70. Santa Maria della Salute: Part 2
It has a number of unusual features: the double domes, one larger than the other; the octagonal shape of the main interior space; and the bizarre spiraling pinwheel buttresses surrounding the larger dome, like slices from some giant swiss roll.
Henry James described the building as like "some great lady on the threshold of her salon…with her domes and scrolls, her scalloped buttresses and statues forming a pompous crown, and her wide steps disposed on the ground like the train of a robe."
John Ruskin was less enthusiastic in his 1853 book, 'The Stones of Venice'. "(Among) the principal faults of the building are… the ridiculous disguise of the buttresses under the form of colossal scrolls…"
Ruskin called the buttresses themselves on this "Grotesque Renaissance" building "an hypocrisy", and if his cited source is correct, then he was right in this assessment.
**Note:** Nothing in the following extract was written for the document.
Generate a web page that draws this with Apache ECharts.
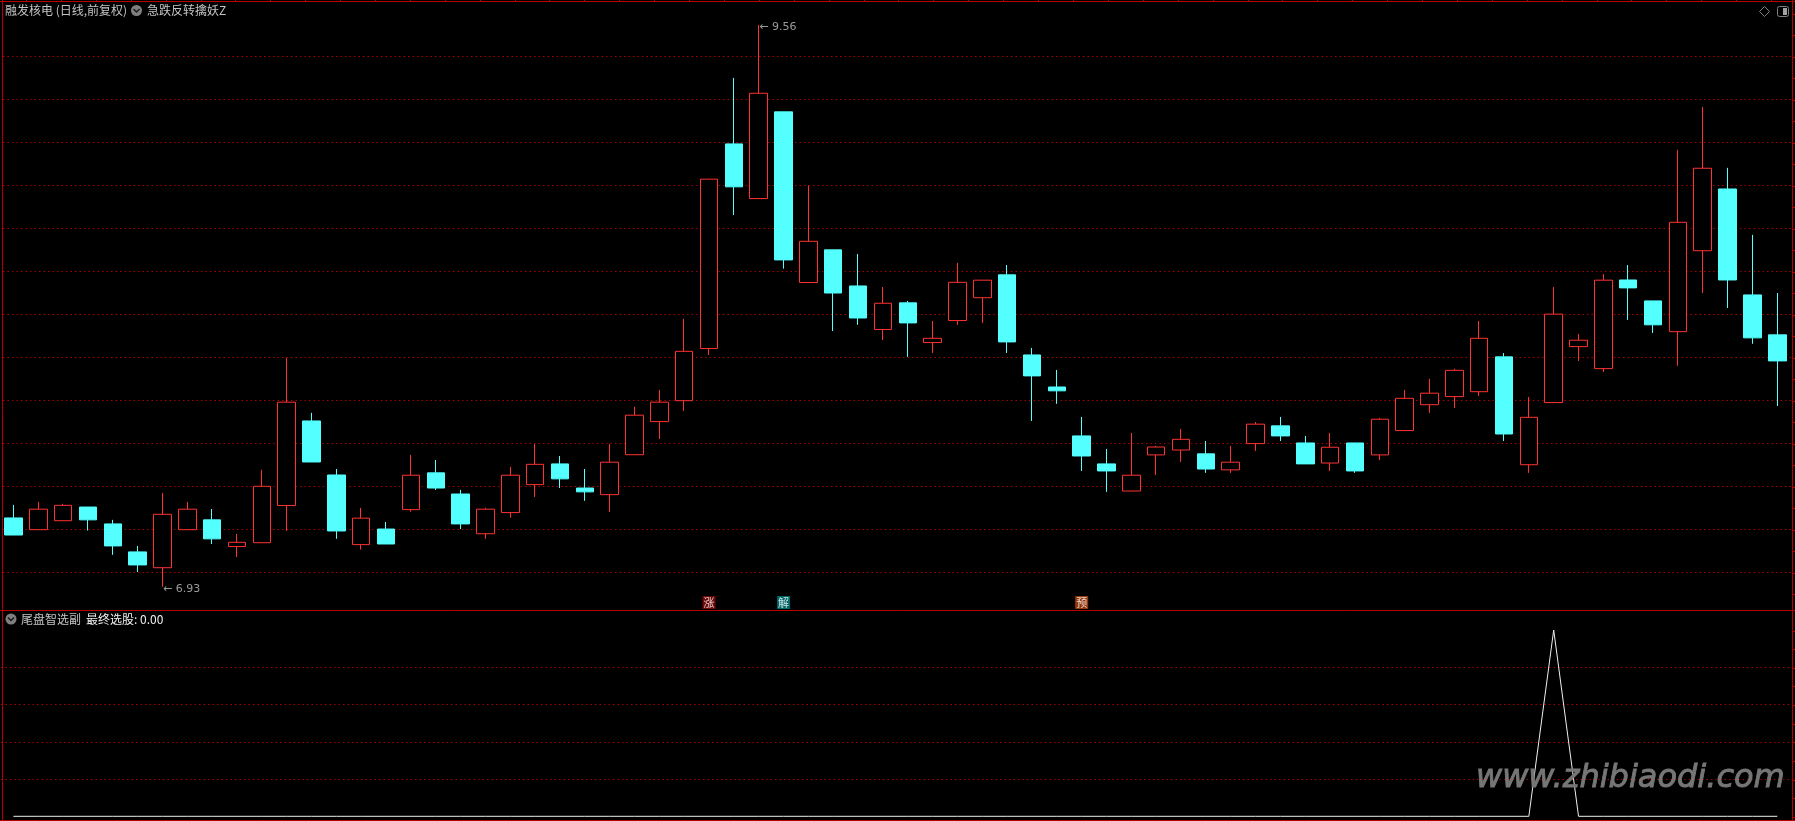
<!DOCTYPE html>
<html>
<head>
<meta charset="utf-8">
<style>html,body{margin:0;padding:0;background:#000;overflow:hidden}#c{width:1795px;height:821px}</style>
<script src="https://cdn.jsdelivr.net/npm/echarts@6/dist/echarts.min.js"></script>
</head>
<body>
<div id="c"></div>
<script>
const opens = [7.252,7.197,7.239,7.303,7.224,7.093,7.019,7.197,7.243,7.118,7.136,7.310,7.706,7.453,7.127,7.200,7.291,7.463,7.364,7.178,7.277,7.408,7.505,7.392,7.361,7.548,7.703,7.801,8.045,9.003,8.747,9.153,8.354,8.507,8.338,8.134,8.259,8.073,8.176,8.283,8.390,8.015,7.865,7.636,7.505,7.378,7.547,7.570,7.552,7.477,7.600,7.683,7.603,7.509,7.603,7.547,7.661,7.782,7.820,7.843,8.006,7.501,7.792,8.054,7.951,8.366,8.268,8.124,8.503,8.792,8.296,8.109];
const closes = [7.172,7.293,7.311,7.243,7.121,7.032,7.269,7.293,7.154,7.138,7.400,7.794,7.514,7.191,7.251,7.130,7.452,7.392,7.224,7.293,7.452,7.503,7.435,7.374,7.513,7.733,7.794,8.032,8.838,8.802,9.240,8.460,8.547,8.305,8.188,8.257,8.165,8.093,8.355,8.365,8.076,7.917,7.847,7.542,7.472,7.452,7.584,7.620,7.481,7.513,7.691,7.636,7.505,7.583,7.472,7.714,7.812,7.836,7.943,8.093,7.645,7.723,8.206,8.084,8.365,8.329,8.156,8.636,8.889,8.366,8.095,7.987];
const lows = [7.172,7.197,7.239,7.193,7.079,6.999,6.93,7.197,7.130,7.069,7.136,7.191,7.514,7.154,7.104,7.130,7.281,7.383,7.200,7.154,7.253,7.350,7.392,7.332,7.280,7.548,7.622,7.753,8.015,8.670,8.747,8.419,8.354,8.127,8.156,8.085,8.006,8.024,8.156,8.165,8.024,7.706,7.786,7.472,7.374,7.378,7.453,7.514,7.463,7.463,7.566,7.612,7.505,7.472,7.463,7.523,7.661,7.744,7.767,7.823,7.612,7.463,7.792,7.987,7.935,8.179,8.118,7.964,8.305,8.235,8.067,7.776];
const highs = [7.313,7.327,7.318,7.303,7.243,7.121,7.369,7.327,7.294,7.177,7.477,8.001,7.744,7.481,7.299,7.233,7.547,7.523,7.383,7.299,7.491,7.598,7.542,7.481,7.598,7.772,7.851,8.184,8.838,9.312,9.56,9.153,8.808,8.507,8.488,8.333,8.268,8.174,8.446,8.365,8.436,8.048,7.945,7.725,7.575,7.650,7.589,7.669,7.612,7.589,7.701,7.725,7.636,7.650,7.603,7.720,7.851,7.903,7.950,8.174,8.024,7.818,8.333,8.113,8.394,8.436,8.268,8.975,9.176,8.891,8.577,8.305];
const finalPick = [0,0,0,0,0,0,0,0,0,0,0,0,0,0,0,0,0,0,0,0,0,0,0,0,0,0,0,0,0,0,0,0,0,0,0,0,0,0,0,0,0,0,0,0,0,0,0,0,0,0,0,0,0,0,0,0,0,0,0,0,0,0,1,0,0,0,0,0,0,0,0,0];
const days = opens.map((_, i) => String(i + 1));
const signalDays = [28, 31, 43];
const signalTexts = ['涨', '解', '预'];
const signalLevel = 6.856;
const titleStock = '融发核电 (日线,前复权)';
const titleIndicator = '急跌反转擒妖Z';
const titleSub = '尾盘智选副';
const titleSubValue = '最终选股: 0.00';
const watermark = 'www.zhibiaodi.com';

const RED = '#ff3232', CYAN = '#54ffff', FRAME = '#b80000', GRIDC = '#a80000';
const signalColors = {'涨': '#8a0a0a', '解': '#008080', '预': '#b8450f'};
const candleData = opens.map((o, i) => [o, closes[i], lows[i], highs[i]]);
const hi = Math.max(...highs), lo = Math.min(...lows);
const extremes = [[highs.indexOf(hi), hi], [lows.indexOf(lo), lo]];

const fontCJK = '"Noto Sans CJK SC","Noto Sans",sans-serif';
const line = (x1, y1, x2, y2, color, w) => ({type: 'line', silent: true, z: 50, shape: {x1, y1, x2, y2}, style: {stroke: color, lineWidth: w || 1}});
const txt = (x, y, text, color) => ({type: 'text', silent: true, z: 50, x, y, style: {text, fill: color, font: '12px ' + fontCJK, textVerticalAlign: 'middle'}});
const chevron = (cx, cy) => [
  {type: 'circle', silent: true, z: 50, shape: {cx, cy, r: 5.5}, style: {fill: '#808080'}},
  {type: 'polyline', silent: true, z: 51, shape: {points: [[cx - 3, cy - 1.5], [cx, cy + 1.5], [cx + 3, cy - 1.5]]}, style: {stroke: '#1a1a1a', lineWidth: 1.5, fill: 'none'}}
];
const graphics = [
  line(0, 1.5, 1795, 1.5, FRAME), line(2.5, 0, 2.5, 821, FRAME), line(1792.5, 0, 1792.5, 821, FRAME),
  line(0, 610.5, 1795, 610.5, FRAME), line(0, 820.5, 1795, 820.5, FRAME),
  txt(5, 10, titleStock, '#c4c4c4'), ...chevron(136.5, 10.5), txt(147, 10, titleIndicator, '#c4c4c4'),
  ...chevron(11, 619), txt(21, 619, titleSub, '#c4c4c4'), txt(86, 619, titleSubValue, '#f0f0f0'),
  {type: 'polygon', silent: true, z: 50, shape: {points: [[1764.5, 6.5], [1769.5, 11.5], [1764.5, 16.5], [1759.5, 11.5]]}, style: {fill: 'none', stroke: '#808080', lineWidth: 1}},
  {type: 'rect', silent: true, z: 50, shape: {x: 1777.5, y: 6.5, width: 11, height: 10, r: 2}, style: {fill: 'none', stroke: '#808080', lineWidth: 1}},
  {type: 'rect', silent: true, z: 50, shape: {x: 1783, y: 8, width: 4, height: 7}, style: {fill: '#a0a0a0'}},
  {type: 'text', silent: true, z: 60, x: 1476, y: 795, style: {text: watermark, fill: '#767676', stroke: '#767676', lineWidth: 0.9, font: 'italic 32px "DejaVu Sans"', textVerticalAlign: 'bottom', shadowColor: '#555', shadowBlur: 6, shadowOffsetX: 1, shadowOffsetY: 2}}
];
for (let x = 26; x < 1790; x += 34.9) graphics.push(line(Math.round(x) + .5, 0, Math.round(x) + .5, 1, FRAME));
for (let y = 13.5; y < 610; y += 21.5) graphics.push(line(1792, Math.round(y) + .5, 1795, Math.round(y) + .5, FRAME));
for (let y = 630.5; y < 820; y += 18.65) graphics.push(line(1792, Math.round(y) + .5, 1795, Math.round(y) + .5, FRAME));

const gridSplit = {show: true, showMinLine: false, showMaxLine: false, lineStyle: {color: GRIDC, type: [1.5, 3], width: 1}};
const option = {
  backgroundColor: '#000',
  animation: false,
  grid: [
    {left: 1, top: 1, width: 1788.7, height: 609},
    {left: 1, top: 630, width: 1788.7, height: 186.3},
    {left: 3, top: 13.7, width: 1789, height: 602}
  ],
  xAxis: [
    {type: 'category', gridIndex: 0, data: days, show: false, boundaryGap: true},
    {type: 'category', gridIndex: 1, data: days, show: false, boundaryGap: true},
    {type: 'value', gridIndex: 2, show: false, min: 0, max: 1}
  ],
  yAxis: [
    {type: 'value', gridIndex: 0, min: 6.821, max: 9.672, show: false, splitLine: {show: false}},
    {type: 'value', gridIndex: 1, min: 0, max: 1, interval: 0.2, position: 'right', axisLabel: {show: false}, axisLine: {show: false}, axisTick: {show: false}, splitLine: gridSplit},
    {type: 'value', gridIndex: 2, min: 0, max: 14, interval: 1, position: 'right', axisLabel: {show: false}, axisLine: {show: false}, axisTick: {show: false}, splitLine: gridSplit}
  ],
  series: [
    {type: 'candlestick', xAxisIndex: 0, yAxisIndex: 0, data: candleData, barWidth: 18, clip: false, z: 5,
      itemStyle: {color: '#000', color0: CYAN, borderColor: RED, borderColor0: CYAN, borderWidth: 1}},
    {type: 'scatter', xAxisIndex: 0, yAxisIndex: 0, z: 6, symbol: 'circle', symbolSize: 1, itemStyle: {color: 'rgba(0,0,0,0)'}, data: extremes, silent: true, clip: false,
      label: {show: true, position: 'right', distance: 0, offset: [0, 2], color: '#c0c0c0', fontFamily: 'DejaVu Sans', fontSize: 11, formatter: p => '← ' + p.value[1].toFixed(2)}},
    {type: 'scatter', xAxisIndex: 0, yAxisIndex: 0, z: 6, symbol: 'rect', symbolSize: 13, silent: true,
      data: signalDays.map((d, i) => ({value: [d, signalLevel], name: signalTexts[i], itemStyle: {color: signalColors[signalTexts[i]]}})),
      label: {show: true, position: 'inside', color: '#fff', fontFamily: fontCJK, fontSize: 11, formatter: p => p.name}},
    {type: 'line', xAxisIndex: 1, yAxisIndex: 1, data: finalPick, symbol: 'none', clip: false, z: 5, lineStyle: {color: '#f0f0f0', width: 1}}
  ],
  graphic: graphics
};
const chart = echarts.init(document.getElementById('c'), null, {renderer: 'canvas', width: 1795, height: 821});
chart.setOption(option);
</script>
</body>
</html>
Ruskin observed that Selvatico and Lazari in their 'Guida di Venezia a delle isole cirnconvicine' state that the cupola structure is made of timber. With a stone cupola, the downward and outward forces from the compressive weight of the dome would need reinforcing buttresses to hold it up, but with a lighter wooden dome, no buttresses at all would have been necessary.
Which means they aren't really buttresses at all and that Longhena put them on just for decoration. How Italian is that?